Anyhoo here are the songs in case you were wondering. I kinda love Ryan from OneRepublic. Songs catch my attention with either good music, good lyrics or a combination of both. Mr. Tedder tends to blend both well even if I don’t dig everything the group puts out. The stuff that resonates though hits me dead center though. In Rihanna’s case I’ll be honest I’ve been pleasantly surprised by her growth. Her stuff is usually catchy but disposable for me. When I heard her and Mikky Echo on Stay though I figured maybe I’d shortchanged her. Needed Me makes me giggle and relate and then she kicked in the door to my psyche with Love on the Brain.
The pertinent lyrics from this song are below:
Some people lie but they’re looking for magic
Others are quietly going insane
I feel alive when I’m close to the madness
No easy love could ever make me feel the same
The pertinent lyrics from this song are below:
You love when I fall apart (fall apart)
So you can put me together
And throw me against the wall
Oh, and baby I’m fist fighting with fire
Just to get close to you
Can we burn something babe?
And I run for miles just to get a taste
Must be love on the brain
That’s got me feeling this way (feeling this way)
It beats me black and blue but it fucks me so good
And I can’t get enough
Must be love on the brain yeah
I have always struggled with being in relationships.
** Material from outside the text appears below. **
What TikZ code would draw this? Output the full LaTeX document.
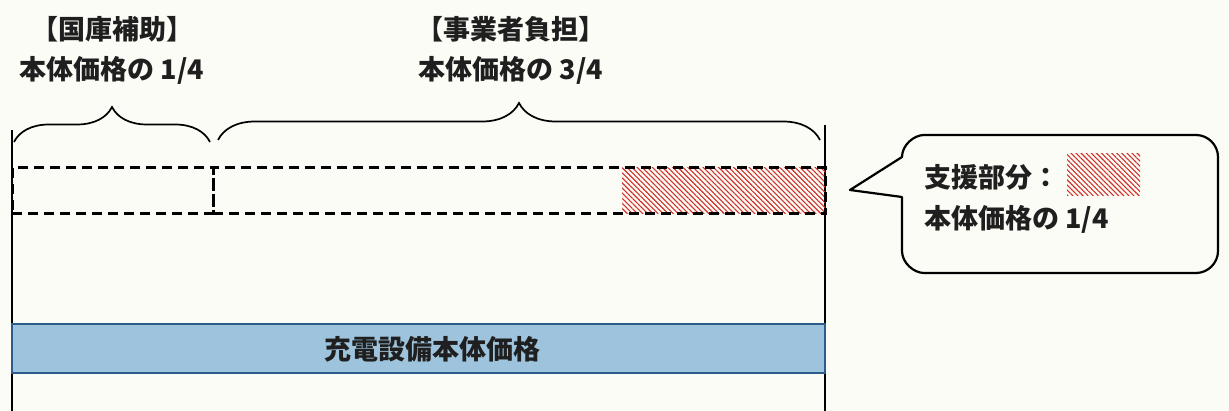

It’s not I like dysfunction or deceit cause that shit is super not cool long-term but the idea of being a housewife (outside of a seriously kinky Stepford Wife) or settled into something that just made sense and thus was good for me has never really appealed to me. I could blame my parents but that would be a cop out. At some point they loved each other deeply enough to marry and have kids. At some point later they stopped feeling that way and really nothing much to about it but move on and be happy with other people. I think they both achieved that on some level even though their other long-term relationships eventually ended as well. That didn’t make me more or less jaded just was an isolated example of what could happen. I’ve seen just as many couples who have been together forever and are happy until one of them dies. Maybe I don’t trust safe because safe is just uninformed to me lol. Like there’s always bullshit in the background because as humans when we love someone we give up other things because they are enough of what we want to sacrifice what they are not. Except most of us can’t really do that forever. We aren’t wired to be that selfless. So partners explore whatever options are available to them and hope to not fuck up things too badly at home in the process and every blue moon blow up their lives because they meet someone that is everything their partner isn’t and they are willing to fist fight with fire.
Both of these songs encapsulate random pieces of my brain rehashing things. I feel wired when shit is frenetic and I can get high on it. And I will stay with someone that on so many possible levels isn’t the right one but who has seeped into my pores makes me stick around longer than I probably should. As I have gotten older I have done a better job of sorting out what things are generating what emotion but of course I’m not perfect and then I second guess what I’m doing and why.
On a totally positive note I figured out how to get my signature image the right size. Yeah me lol. I’m going to finish my dinner now and continue to mentally pack for my vacation. I took way too much shit last time but it’s going to be colder so no sandals and shorts this trip.